Wo liegt mein Fehler?

Hoffe auf schnelle Hilfe, 
big-d


----------



## logifech (13. Mai 2012)

probier es mal so:

error_reporting = "E_ALL & ~E_DEPRECATED"
display_errors = "On"


----------



## big-d (13. Mai 2012)

wäre ja auch zu einfach gewesen... => geht so nicht  Wo liegt der Fehler?


----------



## juergen71 (13. Mai 2012)

Zitat von big-d:


> Hallo!
> Wieder habe ich ein Problem, vielleicht liegt es ja an mir...
> Ich habe meine Website so eingestellt:
> 
> ...


irgendwie kann ich nichts sehen, oder hast den beitrag editiert?
Wie hat du den PHP laufen bei dir?
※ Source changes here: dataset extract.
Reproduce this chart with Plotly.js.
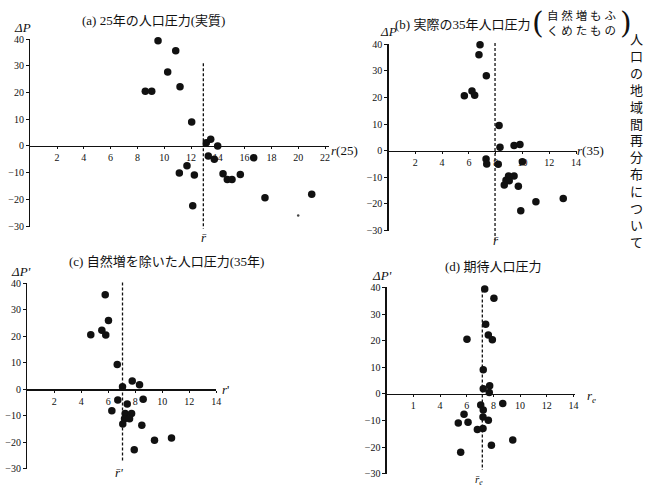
<!DOCTYPE html>
<html><head><meta charset="utf-8">
<script src="https://cdn.plot.ly/plotly-3.0.1.min.js"></script>
<style>body{margin:0;background:#fff}#chart{width:646px;height:489px}</style>
</head><body><div id="chart"></div>
<script>
// ---- data ----
const rA = [8.59, 9.07, 9.54, 10.26, 10.86, 11.18, 12.05, 13.14, 13.47, 13.99, 13.29, 13.74, 11.13, 11.70, 12.25, 12.13, 14.39, 14.71, 15.06, 15.68, 16.68, 17.52, 21.01];
const pA = [20.5, 20.5, 39.4, 27.7, 35.7, 22.2, 9.0, 1.2, 2.5, 0.0, -3.7, -5.0, -10.1, -7.4, -10.9, -22.4, -10.4, -12.5, -12.5, -10.7, -4.4, -19.4, -18.1];
const rSpeck = [20.0];
const pSpeck = [-26.0];

const rB = [6.83, 6.75, 7.30, 6.23, 6.43, 5.66, 8.25, 8.32, 9.37, 9.81, 7.28, 7.33, 8.19, 9.99, 8.96, 9.37, 8.77, 9.01, 8.64, 9.69, 11.00, 13.04, 9.87];
const pB = [39.8, 36.1, 28.2, 22.4, 20.8, 20.7, 9.5, 1.3, 2.0, 2.3, -3.1, -5.0, -5.1, -4.2, -9.5, -9.5, -11.1, -11.3, -12.9, -13.4, -19.2, -18.0, -22.6];

const rC = [6.12, 5.78, 6.02, 5.53, 5.82, 4.71, 6.67, 7.06, 7.78, 8.32, 6.71, 7.41, 8.59, 6.27, 7.26, 7.73, 7.21, 7.58, 7.08, 8.49, 9.43, 10.69, 7.93];
const pC = [40.4, 35.7, 26.0, 22.3, 20.5, 20.6, 9.4, 1.0, 3.1, 1.7, -4.0, -5.5, -3.8, -8.1, -9.1, -9.1, -11.1, -11.1, -13.1, -13.6, -19.2, -18.4, -22.8];

const rD = [7.35, 8.04, 7.42, 7.62, 7.92, 6.02, 7.24, 7.24, 7.72, 7.69, 8.70, 7.05, 7.24, 5.80, 7.22, 7.62, 5.37, 6.10, 6.80, 7.22, 9.45, 7.85, 5.55];
const pD = [39.5, 36.0, 26.2, 22.2, 20.4, 20.6, 9.1, 2.0, 3.1, 0.6, -3.6, -4.1, -6.0, -7.6, -8.6, -9.9, -10.9, -10.6, -13.3, -13.0, -17.3, -19.3, -21.9];

const rBar = [12.92, 7.95, 7.06, 7.17];
const dashTop = [31, 40.5, 40.2, 39];
const dashBottom = [-31, -33.5, -29.5, -32.5];

const yTicks = [-30, -20, -10, 0, 10, 20, 30, 40];
const xTicksA = [2, 4, 6, 8, 10, 12, 14, 16, 18, 20, 22];
const xTicksBCD = [2, 4, 6, 8, 10, 12, 14];
const xTickTextD = ['1', '4', '6', '8', '10', '12', '14'];

// ---- layout helpers ----
const W = 646, H = 489;
const panels = [
  {x0: 30.2, kx: 13.4, xmax: 22.3, y0: 146.0, ky: 2.67},
  {x0: 388.5, kx: 13.4, xmax: 14.1, y0: 150.7, ky: 2.66},
  {x0: 27.2, kx: 13.5, xmax: 14.0, y0: 389.3, ky: 2.65},
  {x0: 386.6, kx: 13.35, xmax: 14.1, y0: 394.0, ky: 2.66}
];
const xs = [rA, rB, rC, rD], ps = [pA, pB, pC, pD];
const xtv = [xTicksA, xTicksBCD, xTicksBCD, xTicksBCD];
const xtt = [xTicksA.map(String), xTicksBCD.map(String), xTicksBCD.map(String), xTickTextD];

const ink = '#111';
const tickFont = {family: 'Liberation Serif, DejaVu Serif, serif', size: 10, color: ink};
const mainR = [-30.2, 40.2], overR = [-40, 45];

const layout = {
  width: W, height: H, margin: {l: 0, r: 0, t: 0, b: 0},
  paper_bgcolor: '#fff', plot_bgcolor: 'rgba(0,0,0,0)', showlegend: false,
  annotations: []
};
const data = [];

function ydom(p, r) {
  const bot = p.y0 - p.ky * r[0], top = p.y0 - p.ky * r[1];
  return [1 - bot / H, 1 - top / H];
}

panels.forEach((p, i) => {
  const n = i + 1, m = i + 5;
  const xd = [p.x0 / W, (p.x0 + p.kx * p.xmax) / W];
  const xk = n === 1 ? 'xaxis' : 'xaxis' + n;
  const yk = n === 1 ? 'yaxis' : 'yaxis' + n;
  const xid = n === 1 ? 'x' : 'x' + n, yid = n === 1 ? 'y' : 'y' + n;
  layout[xk] = {
    domain: xd, range: [0, p.xmax], anchor: 'free', position: 1 - p.y0 / H,
    showline: true, linecolor: ink, linewidth: 1.2, ticks: 'outside', ticklen: 2, tickcolor: ink,
    tickvals: xtv[i], ticktext: xtt[i], tickfont: tickFont, showgrid: false, zeroline: false, fixedrange: true
  };
  layout[yk] = {
    domain: ydom(p, mainR), range: mainR, anchor: xid,
    showline: true, linecolor: ink, linewidth: 1.2, ticks: 'outside', ticklen: 3, tickcolor: ink,
    tickvals: yTicks, tickfont: tickFont, showgrid: false, zeroline: false, fixedrange: true
  };
  layout['xaxis' + m] = {domain: xd, range: [0, p.xmax], anchor: 'y' + m, visible: false, fixedrange: true};
  layout['yaxis' + m] = {domain: ydom(p, overR), range: overR, anchor: 'x' + m, visible: false, fixedrange: true};

  data.push({
    type: 'scatter', mode: 'markers', x: xs[i], y: ps[i], xaxis: xid, yaxis: yid,
    marker: {size: 7.5, color: ink}, cliponaxis: false, hoverinfo: 'skip'
  });
  data.push({
    type: 'scatter', mode: 'lines', x: [rBar[i], rBar[i]], y: [dashTop[i], dashBottom[i]],
    xaxis: 'x' + m, yaxis: 'y' + m, line: {color: ink, width: 1.3, dash: '3px,2px'}, hoverinfo: 'skip'
  });
});
data.push({
  type: 'scatter', mode: 'markers', x: rSpeck, y: pSpeck, xaxis: 'x', yaxis: 'y',
  marker: {size: 2.5, color: '#444'}, hoverinfo: 'skip'
});

function ann(text, px, py, size, opts) {
  layout.annotations.push(Object.assign({
    text: text, x: px / W, y: 1 - py / H, xref: 'paper', yref: 'paper',
    showarrow: false, xanchor: 'center', yanchor: 'middle',
    font: {family: 'Liberation Serif, Noto Sans CJK JP, serif', size: size, color: ink}
  }, opts || {}));
}
// titles
ann('(a) 25年の人口圧力(実質)', 153, 20, 13);
ann('(b) 実際の35年人口圧力', 463, 24, 13);
ann('(', 538, 22, 30, {font: {family: 'DejaVu Serif, serif', size: 30, color: ink}});
ann(')', 626, 22, 30, {font: {family: 'DejaVu Serif, serif', size: 30, color: ink}});
ann('自 然 増 も ふ<br>く め た も の', 582, 23, 11.5);
ann('(c) 自然増を除いた人口圧力(35年)', 166, 261, 13);
ann('(d) 期待人口圧力', 493, 266, 13);
// vertical side text
ann('人<br>口<br>の<br>地<br>域<br>間<br>再<br>分<br>布<br>に<br>つ<br>い<br>て', 636, 140, 13,
    {font: {family: 'Noto Sans CJK JP', size: 13, color: ink}});
// axis labels
const itf = {family: 'Liberation Serif, DejaVu Serif, serif', size: 13, color: ink};
ann('<i>ΔP</i>', 22, 27, 13, {font: itf});
ann('<i>ΔP</i>', 388, 31, 13, {font: itf});
ann("<i>ΔP'</i>", 21, 271, 13, {font: itf});
ann("<i>ΔP'</i>", 382, 275, 13, {font: itf});
const lf = {family: 'Liberation Serif, DejaVu Serif, serif', size: 13, color: ink};
ann('<i>r</i>(25)', 345, 150, 13, {font: lf});
ann('<i>r</i>(35)', 590, 150, 13, {font: lf});
ann("<i>r</i>'", 225, 389, 13, {font: lf});
ann('<i>r<sub>e</sub></i>', 591, 396, 13, {font: lf});
// mean labels
ann('<i>r̄</i>', 204, 237, 12, {font: lf});
ann('<i>r̄</i>', 496, 240, 12, {font: lf});
ann("<i>r̄'</i>", 119, 472, 12, {font: lf});
ann('<i>r̄<sub>e</sub></i>', 479, 480, 11, {font: {family: 'Liberation Serif, DejaVu Serif, serif', size: 11, color: ink}});

Plotly.newPlot('chart', data, layout, {staticPlot: true, displayModeBar: false});
</script></body></html>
Mod-PHP, Fast-CGI oder SuPHP?


----------



## big-d (14. Mai 2012)

Läuft über Mod-php
Und sorry, hab nen Domainumzug hinter mir...


----------



## logifech (14. Mai 2012)

Ok, über Mod php Klappt es auch nicht^^ Wenn dann musst du es über Apache Direktiven lösen oder php auf fastCGI oder SuPHP umstellen.
Dann dürfte es funktionieren.


----------



## big-d (15. Mai 2012)

Aaaaaahhh!
Habs je auf SuPHP,
Danke Dir!


----------



## logifech (15. Mai 2012)

Kein Problem


----------



## juergen71 (15. Mai 2012)

habe mir das ispconfig3 manual gekauft ...da stehen so sachen sehr gut beschrieben drin und ist nebenbei eine kleine anerkennung für die entwickler ;-)


----------



## logifech (15. Mai 2012)

Hab es auch, ist wirklich Klasse und Ich finde 5€ euro ist es das alle mal wert


----------